Question

How do you write the nuclear equation for the beta decay of francium-223?

Answer 1

Hint:To solve this we must know the atomic number of francium-223. We must also know the reaction for beta-decay. When a radioactive nucleus undergoes beta-decay, the mass number of the element remains the same but the number of protons increases by 1.

Complete answer:
We know that the general representation of elements is ${}_{\text{Z}}^{\text{A}}{\text{X}}$. Where ${\text{Z}}$ is the atomic number of the element, ${\text{A}}$ is the mass number of the element and ${\text{X}}$ is the atomic symbol of the element.
We know that the atomic number is equal to the number of protons or to the number of electrons.
When a radioactive nucleus undergoes beta-decay, the mass number of the element remains the same but the number of protons increases by 1 i.e. the atomic number increases by 1.
The atomic number of francium is 87 and the mass number of francium is 223. Thus, the element francium is represented as ${}_{87}^{233}{\text{Fr}}$.
When francium i.e. ${}_{87}^{233}{\text{Fr}}$ undergoes beta-decay its mass number remains the same but the atomic number increases by 1. Thus, a new element with atomic number 88 is formed. The element having atomic number 88 is radium. The chemical symbol for radium is ${\text{Ra}}$.
Thus, the nuclear equation for the beta decay of francium-223 is as follows:
${}_{87}^{233}{\text{Fr}} \to {}_{88}^{233}{\text{Ra}} + {}_{ - 1}^0e + \nu $
During beta-decay an electron and a neutrino are emitted. The emitted electron helps in conserving the charge.

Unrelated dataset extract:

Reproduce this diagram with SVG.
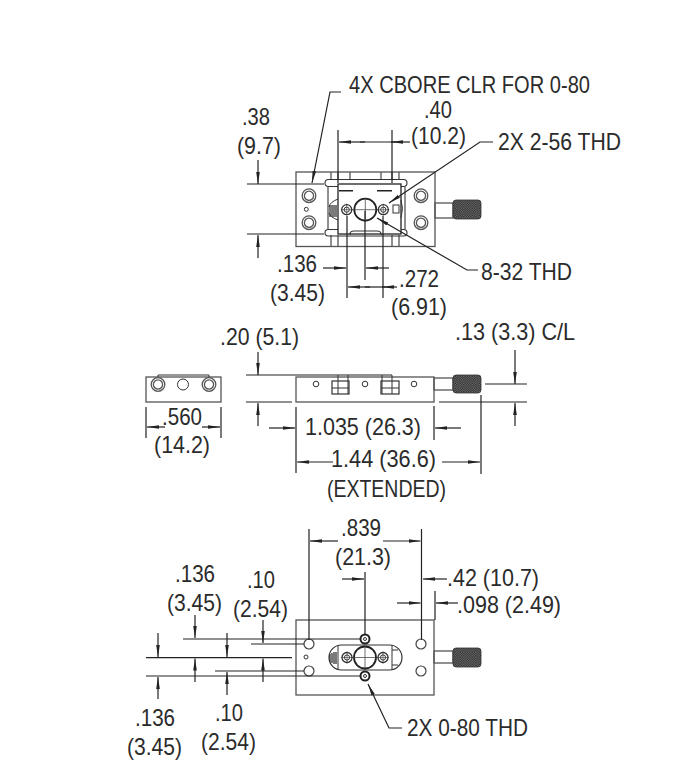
<svg xmlns="http://www.w3.org/2000/svg" width="693" height="769" viewBox="0 0 693 769">
<style>
text{font-family:"Liberation Sans",Arial,sans-serif;font-size:24px;fill:#2b2b2b}
.b{fill:none;stroke:#555;stroke-width:1.3}
.k{fill:none;stroke:#333;stroke-width:1.1}
.t{fill:none;stroke:#333;stroke-width:1}
.d{fill:none;stroke:#222;stroke-width:1.2}
.a{marker-end:url(#ar)}
.w{fill:#fff;stroke:#444;stroke-width:1.2}
.n{fill:url(#kn);stroke:#333;stroke-width:.8}
</style>
<defs>
<marker id="ar" markerUnits="userSpaceOnUse" markerWidth="12" markerHeight="6" viewBox="0 0 12 6" refX="12" refY="3" orient="auto"><path d="M0 1.200L12 3L0 4.800Z" fill="#222"/></marker>
<pattern id="kn" patternUnits="userSpaceOnUse" width="2.4" height="2.4"><rect width="2.4" height="2.4" fill="#777"/><rect width="1.2" height="1.2" fill="#222"/><rect x="1.2" y="1.2" width="1.2" height="1.2" fill="#222"/></pattern>
<g id="bore"><circle r="6.800" class="b"/><circle r="4.600" class="b"/></g>
<g id="thd"><circle r="5" fill="#fff" stroke="#333" stroke-width="1.300"/><circle r="2.600" class="t"/><path d="M-6 0H6M0-6V6" stroke="#333" stroke-width=".6"/></g>
</defs>

<g id="top-view">
<rect x="296" y="172" width="139" height="74.500" class="b"/>
<use href="#bore" x="309" y="195.700"/><use href="#bore" x="309" y="222.700"/><use href="#bore" x="421" y="195.700"/><use href="#bore" x="421" y="222.700"/>
<circle cx="306.300" cy="209.300" r="2" class="t"/>
<path class="b" d="M331 172V180M338 172V180M350 172V180M381 172V180M392 172V180M399 172V180M331 235V246.500M338 235V246.500M350 235V231M381 235V231M392 235V246.500M399 235V246.500"/>
<rect x="325" y="179.500" width="82" height="7" rx="3.500" class="k"/>
<rect x="325" y="229.500" width="82" height="6.500" rx="3.200" class="k"/>
<path class="b" d="M328 186.500V229.500M405 186.500V229.500"/>
<rect x="338" y="184" width="63" height="50" fill="#fff" stroke="#222" stroke-width="1.300"/>
<path d="M339 190.700H353M377 190.700H392" stroke="#222" stroke-width="1.600"/>
<path class="k" d="M350 234Q350 231 354 231H377Q381 231 381 234"/>
<path class="t" d="M338 199Q330 202 329 207M338 220Q330 217 329 213M401 200Q404 208 401 218"/>
<rect x="393" y="205" width="6" height="8" class="t"/>
<path d="M330 205V217M332 205V217M334 205V217M336 205V217" stroke="#333" stroke-width="1.300"/>
<circle cx="365.300" cy="209.700" r="11" fill="#fff" stroke="#222" stroke-width="1.800"/>
<path d="M352 209.700H378M365.300 198V222" stroke="#333" stroke-width=".7"/>
<use href="#thd" x="346.700" y="209.700"/><use href="#thd" x="383.300" y="209.700"/>
<rect x="435" y="203" width="18" height="15" class="b"/>
<rect x="453" y="200" width="28" height="19" rx="3" class="n"/>
</g>

<g id="side-view">
<rect x="296" y="377" width="138" height="25" class="b"/>
<circle cx="316" cy="384" r="2.800" class="t"/><circle cx="365" cy="384" r="2.800" class="t"/><circle cx="414" cy="384" r="2.800" class="t"/>
<rect x="332" y="381" width="17" height="13" fill="#fff" stroke="#333" stroke-width="1.200"/>
<rect x="381" y="381" width="18" height="13" fill="#fff" stroke="#333" stroke-width="1.200"/>
<path class="t" d="M338 375V394M348 375V394M382 375V394M392 375V394M332 388H349M381 388H399"/>
<rect x="434" y="378" width="19" height="12" class="b"/>
<rect x="453" y="375" width="28" height="18" rx="3" class="n"/>
</g>

<g id="end-view">
<rect x="146" y="377" width="75" height="25" class="b"/>
<path class="t" d="M158 378V375H209V378"/>
<use href="#bore" x="158" y="384.500"/><circle cx="183" cy="384.500" r="5.500" class="t"/><use href="#bore" x="209" y="384.500"/>
</g>

<g id="bottom-view">
<rect x="296" y="620" width="138" height="75" class="b"/>
<circle cx="309" cy="644" r="5" class="w"/><circle cx="309" cy="671" r="5" class="w"/><circle cx="421" cy="644" r="5" class="w"/><circle cx="421" cy="671" r="5" class="w"/>
<circle cx="306" cy="657" r="2" class="t"/>
<rect x="329" y="645" width="73" height="25" rx="12.500" fill="#fff" stroke="#333" stroke-width="1.200"/>
<path class="t" d="M338 645V670M392 645V670M392 650H398M392 665H398"/>
<path d="M330 654V662M332 653V663M334 652V664M336 652V664" stroke="#333" stroke-width="1.300"/>
<circle cx="365" cy="657.500" r="11" fill="none" stroke="#222" stroke-width="1.800"/>
<path d="M352 657.500H378M365 645V670" stroke="#333" stroke-width=".7"/>
<use href="#thd" x="347" y="657.500"/><use href="#thd" x="383" y="657.500"/>
<circle cx="365" cy="639" r="4.500" fill="#fff" stroke="#222" stroke-width="2"/><circle cx="365" cy="639" r="1.500" class="t"/>
<circle cx="365" cy="676" r="4.500" fill="#fff" stroke="#222" stroke-width="2"/><circle cx="365" cy="676" r="1.500" class="t"/>
<rect x="434" y="651" width="19" height="12" class="b"/>
<rect x="453" y="648" width="28" height="19" rx="3" class="n"/>
</g>

<g id="connectors">
<path class="d a" d="M341 92H330L312 183"/>
<path class="d" d="M338 130V183M392 130V183M247 184H324M247 234H324M347 216V298M365 211V280M383 216V298"/>
<path class="d a" d="M258 160V184"/><path class="d a" d="M258 258V235"/>
<path class="d a" d="M410 142H391"/><path class="d a" d="M365 142H339"/><path class="d" d="M360 142H395"/>
<path class="d a" d="M493 142H480L389 203"/>
<path class="d a" d="M478 270H467L377 218"/>
<path class="d a" d="M323 268H346"/><path class="d a" d="M389 268H366"/>
<path class="d a" d="M397 287H382"/><path class="d a" d="M370 287H348"/><path class="d" d="M365 287H385"/>
<path class="d" d="M246 375H392M246 402H292M485 384H527M439 402H527M296 407V473M434 406V440M481 395V474"/>
<path class="d a" d="M258 352V375"/><path class="d a" d="M258 426V403"/>
<path class="d a" d="M515 350V384"/><path class="d a" d="M515 426V403"/>
<path class="d a" d="M269 428H295"/><path class="d a" d="M461 428H435"/>
<path class="d a" d="M333 462H297"/><path class="d a" d="M442 462H480"/>
<path class="d" d="M146 407V438M221 407V438"/>
<path class="d a" d="M165 427H147"/><path class="d a" d="M202 427H220"/>
<path class="d" d="M309 529V640M421.500 529V640M365 572V635M435 591V620"/>
<path class="d" d="M183 639H361M251 644H304M146 657.700H292M215 671H304M146 676H361"/>
<path class="d a" d="M338 541H310"/><path class="d a" d="M383 541H420.500"/>
<path class="d a" d="M342 579H364"/><path class="d a" d="M447 579H423"/>
<path class="d a" d="M397 603H420.500"/><path class="d a" d="M458 603H436"/>
<path class="d a" d="M195 615V638"/><path class="d a" d="M195 682V658.500"/>
<path class="d a" d="M263 620V643"/><path class="d a" d="M263 682V658.500"/>
<path class="d a" d="M158 633V657"/><path class="d a" d="M158 699V677"/>
<path class="d a" d="M227 633V657"/><path class="d a" d="M227 695V672"/>
<path class="d a" d="M402 728H389L368 684"/>
</g>

<g id="labels">
<text x="349" y="93" textLength="241" lengthAdjust="spacingAndGlyphs">4X CBORE CLR FOR 0-80</text>
<text x="424" y="118" textLength="28" lengthAdjust="spacingAndGlyphs">.40</text>
<text x="411" y="144" textLength="55" lengthAdjust="spacingAndGlyphs">(10.2)</text>
<text x="498" y="150" textLength="123" lengthAdjust="spacingAndGlyphs">2X 2-56 THD</text>
<text x="242" y="125" textLength="28" lengthAdjust="spacingAndGlyphs">.38</text>
<text x="237" y="154" textLength="44" lengthAdjust="spacingAndGlyphs">(9.7)</text>
<text x="481" y="280" textLength="91" lengthAdjust="spacingAndGlyphs">8-32 THD</text>
<text x="277" y="272" textLength="40" lengthAdjust="spacingAndGlyphs">.136</text>
<text x="270" y="301" textLength="55" lengthAdjust="spacingAndGlyphs">(3.45)</text>
<text x="399" y="287" textLength="40" lengthAdjust="spacingAndGlyphs">.272</text>
<text x="391" y="315" textLength="56" lengthAdjust="spacingAndGlyphs">(6.91)</text>
<text x="220" y="345" textLength="79" lengthAdjust="spacingAndGlyphs">.20 (5.1)</text>
<text x="455" y="340" textLength="120" lengthAdjust="spacingAndGlyphs">.13 (3.3) C/L</text>
<text x="162" y="425" textLength="40" lengthAdjust="spacingAndGlyphs">.560</text>
<text x="154" y="453" textLength="56" lengthAdjust="spacingAndGlyphs">(14.2)</text>
<text x="305" y="435" textLength="116" lengthAdjust="spacingAndGlyphs">1.035 (26.3)</text>
<text x="331" y="467" textLength="105" lengthAdjust="spacingAndGlyphs">1.44 (36.6)</text>
<text x="327" y="497" textLength="119" lengthAdjust="spacingAndGlyphs">(EXTENDED)</text>
<text x="341" y="536" textLength="40" lengthAdjust="spacingAndGlyphs">.839</text>
<text x="335" y="565" textLength="56" lengthAdjust="spacingAndGlyphs">(21.3)</text>
<text x="447" y="586" textLength="92" lengthAdjust="spacingAndGlyphs">.42 (10.7)</text>
<text x="457" y="613" textLength="104" lengthAdjust="spacingAndGlyphs">.098 (2.49)</text>
<text x="175" y="582" textLength="40" lengthAdjust="spacingAndGlyphs">.136</text>
<text x="167" y="611" textLength="55" lengthAdjust="spacingAndGlyphs">(3.45)</text>
<text x="247" y="588" textLength="28" lengthAdjust="spacingAndGlyphs">.10</text>
<text x="233" y="617" textLength="55" lengthAdjust="spacingAndGlyphs">(2.54)</text>
<text x="135" y="726" textLength="40" lengthAdjust="spacingAndGlyphs">.136</text>
<text x="127" y="755" textLength="55" lengthAdjust="spacingAndGlyphs">(3.45)</text>
<text x="215" y="721" textLength="28" lengthAdjust="spacingAndGlyphs">.10</text>
<text x="201" y="750" textLength="55" lengthAdjust="spacingAndGlyphs">(2.54)</text>
<text x="407" y="736" textLength="121" lengthAdjust="spacingAndGlyphs">2X 0-80 THD</text>
</g>
</svg>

Note: The general reaction for beta-decay is ${}_{\text{Z}}^{\text{A}}{\text{X}}\xrightarrow{{{\beta }}}{}_{{\text{Z}} + 1}^{\text{A}}{\text{Y}}$. Here, A is the atomic mass and Z is the atomic number. During beta-decay an electron is emitted. This emitted electron helps in conserving the charge. Along with an electron, neutrino is also emitted.